Written task: Return, without pictures, the lines from the start of the data through the one that contains "5, 6, 7, 8, 9];".

Source data:
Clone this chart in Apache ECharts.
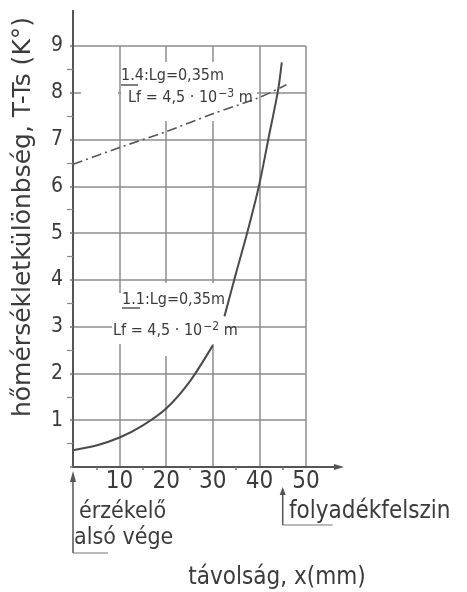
<!DOCTYPE html>
<html>
<head>
<meta charset="utf-8">
<script src="https://cdn.jsdelivr.net/npm/echarts@6/dist/echarts.min.js"></script>
<style>
  html, body { margin: 0; padding: 0; background: #ffffff; }
  #chart { width: 467px; height: 592px; }
</style>
</head>
<body>
<div id="chart"></div>
<script>
// Axis ticks
const xTicks = [0, 10, 20, 30, 40, 50];
const yTicks = [0, 1, 2, 3, 4, 5, 6, 7, 8, 9];

// Curve 1.1 (Lg = 0,35 m, Lf = 4,5·10^-2 m), split where its label sits
const curve11LowX = [0, 5, 10, 15, 20, 25, 30];
const curve11LowY = [0.36, 0.46, 0.63, 0.89, 1.25, 1.82, 2.6];
const curve11HighX = [32.5, 35, 37.5, 40, 42, 44, 44.8];
const curve11HighY = [3.22, 4.15, 5.05, 6.05, 7.05, 8.05, 8.65];

// Curve 1.4 (Lg = 0,35 m, Lf = 4,5·10^-3 m)
const curve14X = [0, 10, 20, 30, 40, 45.8];
const curve14Y = [6.47, 6.83, 7.17, 7.55, 7.9, 8.17];

// Marked positions on the distance axis (mm)
const sensorEndX = 0;      // lower end of the sensor
const liquidSurfaceX = 45; // liquid surface

const FONT = '"DejaVu Sans Condensed", "Liberation Sans Narrow", sans-serif';
const FONT_WIDE = '"DejaVu Sans", "Liberation Sans", sans-serif';
const INK = '#3b3b3b';
const GRIDC = '#8c8c8c';

const zip = (xs, ys) => xs.map((x, i) => [x, ys[i]]);

const chart = echarts.init(document.getElementById('chart'), null, { renderer: 'canvas' });

chart.setOption({
  backgroundColor: '#ffffff',
  animation: false,
  grid: { left: 73, right: 161, top: 46, bottom: 125 },
  xAxis: {
    type: 'value',
    min: xTicks[0], max: xTicks[xTicks.length - 1], interval: 10,
    axisLine: { show: true, onZero: false, lineStyle: { color: '#555', width: 2 } },
    axisTick: { show: false },
    minorTick: { show: true, splitNumber: 2, length: 3, lineStyle: { color: '#777', width: 1.5 } },
    axisLabel: {
      color: INK, fontSize: 24, fontFamily: FONT, margin: 3,
      formatter: v => (xTicks.includes(v) && v !== 0 ? String(v) : '')
    },
    splitLine: { show: true, lineStyle: { color: GRIDC, width: 1.5 } }
  },
  yAxis: {
    type: 'value',
    min: yTicks[0], max: yTicks[yTicks.length - 1], interval: 1,
    axisLine: { show: true, onZero: false, lineStyle: { color: '#555', width: 2 } },
    axisTick: { show: true, length: 3, lineStyle: { color: '#777', width: 1.5 } },
    minorTick: { show: true, splitNumber: 2, length: 6, lineStyle: { color: '#888', width: 1.2 } },
    axisLabel: {
      color: INK, fontSize: 21, fontFamily: FONT, margin: 10,
      formatter: v => (yTicks.includes(v) && v !== 0 ? String(v) : '')
    },
    splitLine: { show: true, lineStyle: { color: GRIDC, width: 1.5 } }
  },
  series: [
    {
      name: '1.1 low', type: 'line', data: zip(curve11LowX, curve11LowY),
      smooth: 0.3, showSymbol: false, z: 3,
      lineStyle: { color: '#4a4a4a', width: 2 }
    },
    {
      name: '1.1 high', type: 'line', data: zip(curve11HighX, curve11HighY),
      smooth: 0.3, showSymbol: false, z: 3,
      lineStyle: { color: '#4a4a4a', width: 2 }
    },
    {
      name: '1.4', type: 'line', data: zip(curve14X, curve14Y),
      smooth: 0.3, showSymbol: false, z: 3,
      lineStyle: { color: '#555', width: 1.6, type: [10, 4, 2, 4] }
    }
  ]
});

// Decorations: axis extensions, arrows, label patches and texts
const px = (x, y) => chart.convertToPixel({ gridIndex: 0 }, [x, y]);
const o = px(0, 0);
const top9 = px(0, 9);
const right50 = px(50, 0);
const sensorPx = px(sensorEndX, 0)[0];
const surfacePx = px(liquidSurfaceX, 0)[0];

const white = (x, y, w, h) => ({ type: 'rect', z: 1, shape: { x, y, width: w, height: h }, style: { fill: '#ffffff' }, silent: true });
const seg = (x1, y1, x2, y2, w, c) => ({ type: 'line', z: 4, shape: { x1, y1, x2, y2 }, style: { stroke: c || '#555', lineWidth: w || 1.5 }, silent: true });
const tri = (pts) => ({ type: 'polygon', z: 4, shape: { points: pts }, style: { fill: '#555' }, silent: true });
const txt = (x, y, text, size, extra, family) => ({
  type: 'text', z: 5, x, y,
  style: Object.assign({ text, fill: INK, font: `${size}px ${family || FONT}`, textVerticalAlign: 'middle', textAlign: 'left' }, extra || {})
});

const richLf = (x, y, exp) => ({
  type: 'text', z: 5, x, y,
  style: {
    text: `{n|Lf = 4,5 · 10}{s|${exp}}{n| m}`,
    textVerticalAlign: 'middle', textAlign: 'left',
    rich: {
      n: { fontSize: 16, fontFamily: FONT, fill: INK, color: INK },
      s: { fontSize: 12, fontFamily: FONT, fill: INK, color: INK, padding: [0, 0, 9, 1] }
    }
  }
});

chart.setOption({
  graphic: [
    // white patches where the hand lettering interrupts the grid
    white(121, 62, 136, 59),
    white(81, 90, 37, 6),
    white(112, 293, 115, 51),
    white(162, 283, 8, 73),
    white(209, 283, 8, 56),

    // axis extensions
    seg(o[0], top9[1], o[0], top9[1] - 36, 2),
    seg(right50[0], o[1], right50[0] + 32, o[1], 2),
    tri([[right50[0] + 38, o[1]], [right50[0] + 28, o[1] - 3], [right50[0] + 28, o[1] + 3]]),

    // curve labels
    txt(121, 76, '1.4:Lg=0,35m', 16),
    seg(121, 85, 138, 85, 1.3, INK),
    richLf(128, 98, '−3'),
    txt(122, 300, '1.1:Lg=0,35m', 16),
    seg(122, 308, 140, 308, 1.3, INK),
    richLf(113, 331, '−2'),

    // sensor lower end marker
    tri([[sensorPx, o[1] + 4], [sensorPx - 3, o[1] + 15], [sensorPx + 3, o[1] + 15]]),
    seg(sensorPx, o[1] + 12, sensorPx, 553, 1.5),
    seg(sensorPx, 553, sensorPx + 35, 553, 1.2, '#777'),
    txt(79, 512, 'érzékelő', 23),
    txt(74, 538, 'alsó vége', 23),

    // liquid surface marker
    tri([[surfacePx, o[1] + 20], [surfacePx - 3, o[1] + 28], [surfacePx + 3, o[1] + 28]]),
    seg(surfacePx, o[1] + 26, surfacePx, 525, 1.5),
    seg(surfacePx, 525, surfacePx + 50, 525, 1.2, '#777'),
    txt(289, 512, 'folyadékfelszin', 24),

    // axis titles
    txt(277, 578, 'távolság, x(mm)', 24, { textAlign: 'center' }),
    {
      type: 'text', z: 5, x: 23, y: 217, rotation: Math.PI / 2,
      style: { text: 'hőmérsékletkülönbség, T-Ts (K°)', fill: INK, font: `25px ${FONT_WIDE}`, textAlign: 'center', textVerticalAlign: 'middle' }
    }
  ]
});
</script>
</body>
</html>
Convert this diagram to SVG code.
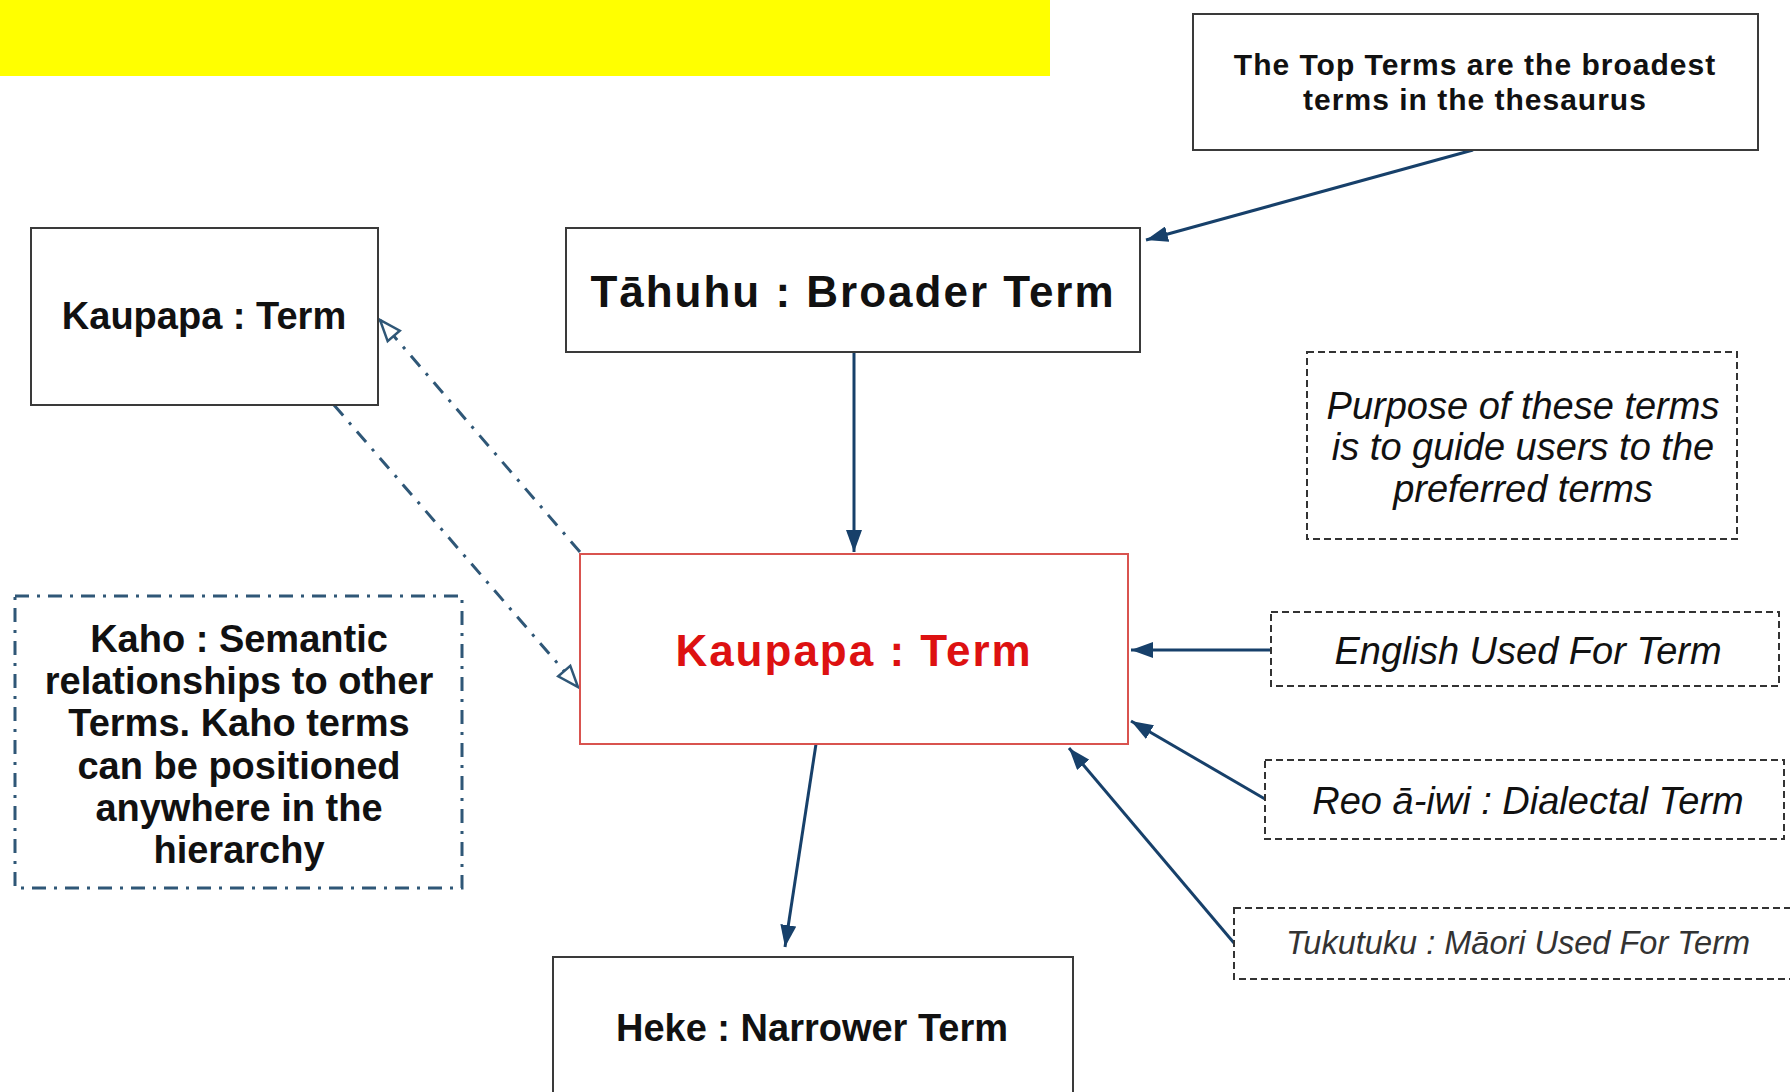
<svg xmlns="http://www.w3.org/2000/svg" width="1790" height="1092" viewBox="0 0 1790 1092">
<defs>
<style>
.box{fill:#fff;stroke:#3a3a3a;stroke-width:2}
.dbox{fill:#fff;stroke:#333;stroke-width:2;stroke-dasharray:7 4}
.kbox{fill:#fff;stroke:#2f5777;stroke-width:3;stroke-dasharray:14 8 3 8}
.red{fill:#fff;stroke:#d9534f;stroke-width:2}
.t{font-family:"Liberation Sans",Arial,sans-serif;text-anchor:middle;fill:#111}
.b{font-weight:bold}
.i{font-style:italic}
.con{stroke:#17406a;stroke-width:3;fill:none}
.dd{stroke:#2f5777;stroke-width:3;fill:none;stroke-dasharray:14 9 3 9}
</style>
<marker id="arr" markerUnits="userSpaceOnUse" markerWidth="24" markerHeight="16" refX="22" refY="8" orient="auto">
<path d="M0,0 L22,8 L0,16 z" fill="#17406a"/>
</marker>
<marker id="hol" markerUnits="userSpaceOnUse" markerWidth="26" markerHeight="20" refX="23" refY="10" orient="auto">
<path d="M2,2 L23,10 L2,18 z" fill="#fff" stroke="#2f5777" stroke-width="2.5"/>
</marker>
</defs>
<rect width="1790" height="1092" fill="#fff"/>
<g id="banner"><rect x="0" y="0" width="1050" height="76" fill="#ffff00"/></g>

<g id="connectors">
<line class="con" x1="1473" y1="150" x2="1146" y2="240" marker-end="url(#arr)"/>
<line class="con" x1="854" y1="352" x2="854" y2="552" marker-end="url(#arr)"/>
<line class="con" x1="1271" y1="650" x2="1131" y2="650" marker-end="url(#arr)"/>
<line class="con" x1="1265" y1="799" x2="1131" y2="721" marker-end="url(#arr)"/>
<line class="con" x1="1234" y1="943" x2="1069" y2="748" marker-end="url(#arr)"/>
<line class="con" x1="816" y1="744" x2="785" y2="947" marker-end="url(#arr)"/>
<line class="dd" x1="580" y1="552" x2="380" y2="320" marker-end="url(#hol)"/>
<line class="dd" x1="334" y1="405" x2="578" y2="687" marker-end="url(#hol)"/>
</g>

<g id="top-terms">
<rect class="box" x="1193" y="14" width="565" height="136"/>
<text class="t b" x="1475" y="75" font-size="30" letter-spacing="1">The Top Terms are the broadest</text>
<text class="t b" x="1475" y="110" font-size="30" letter-spacing="1">terms in the thesaurus</text>
</g>

<g id="tahuhu">
<rect class="box" x="566" y="228" width="574" height="124"/>
<text class="t b" x="853" y="307" font-size="44" letter-spacing="2">Tāhuhu : Broader Term</text>
</g>

<g id="kaupapa-left">
<rect class="box" x="31" y="228" width="347" height="177"/>
<text class="t b" x="204" y="329" font-size="38">Kaupapa : Term</text>
</g>

<g id="kaupapa-main">
<rect class="red" x="580" y="554" width="548" height="190"/>
<text class="t b" x="854" y="666" font-size="44" letter-spacing="2" style="fill:#dd1111">Kaupapa : Term</text>
</g>

<g id="heke">
<rect class="box" x="553" y="957" width="520" height="150"/>
<text class="t b" x="812" y="1041" font-size="38">Heke : Narrower Term</text>
</g>

<g id="purpose">
<rect class="dbox" x="1307" y="352" width="430" height="187"/>
<text class="t i" x="1523" y="419" font-size="38">Purpose of these terms</text>
<text class="t i" x="1523" y="460" font-size="38">is to guide users to the</text>
<text class="t i" x="1523" y="502" font-size="38">preferred terms</text>
</g>

<g id="english">
<rect class="dbox" x="1271" y="612" width="508" height="74"/>
<text class="t i" x="1528" y="664" font-size="38">English Used For Term</text>
</g>

<g id="reo">
<rect class="dbox" x="1265" y="760" width="519" height="79"/>
<text class="t i" x="1528" y="814" font-size="38">Reo ā-iwi : Dialectal Term</text>
</g>

<g id="tukutuku">
<rect class="dbox" x="1234" y="908" width="570" height="71"/>
<text class="t i" x="1518" y="954" font-size="32.5" style="fill:#333">Tukutuku : Māori Used For Term</text>
</g>

<g id="kaho">
<rect class="kbox" x="15" y="596" width="447" height="292"/>
<text class="t b" x="239" y="652" font-size="38">Kaho : Semantic</text>
<text class="t b" x="239" y="694" font-size="38">relationships to other</text>
<text class="t b" x="239" y="736" font-size="38">Terms. Kaho terms</text>
<text class="t b" x="239" y="779" font-size="38">can be positioned</text>
<text class="t b" x="239" y="821" font-size="38">anywhere in the</text>
<text class="t b" x="239" y="863" font-size="38">hierarchy</text>
</g>
</svg>
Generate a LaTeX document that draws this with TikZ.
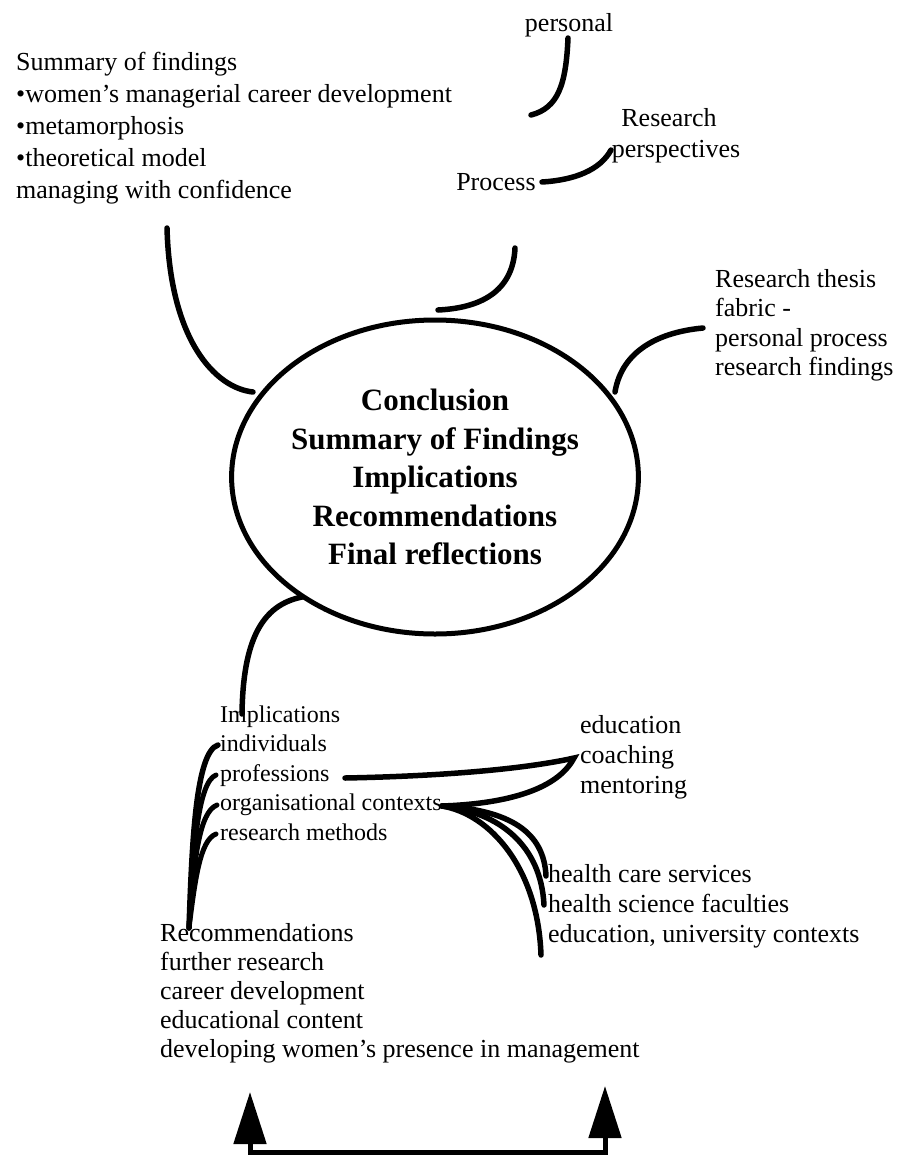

Finished exercise:
Clone this chart in Apache ECharts.
<!DOCTYPE html>
<html>
<head>
<meta charset="utf-8">
<script src="https://cdn.jsdelivr.net/npm/echarts@6/dist/echarts.min.js"></script>
<style>
  html, body { margin: 0; padding: 0; background: #ffffff; }
  #chart { width: 467px; height: 592px; }
</style>
</head>
<body>
<div id="chart"></div>
<script>
// Axis ticks
const xTicks = [0, 10, 20, 30, 40, 50];
const yTicks = [0, 1, 2, 3, 4, 5, 6, 7, 8, 9];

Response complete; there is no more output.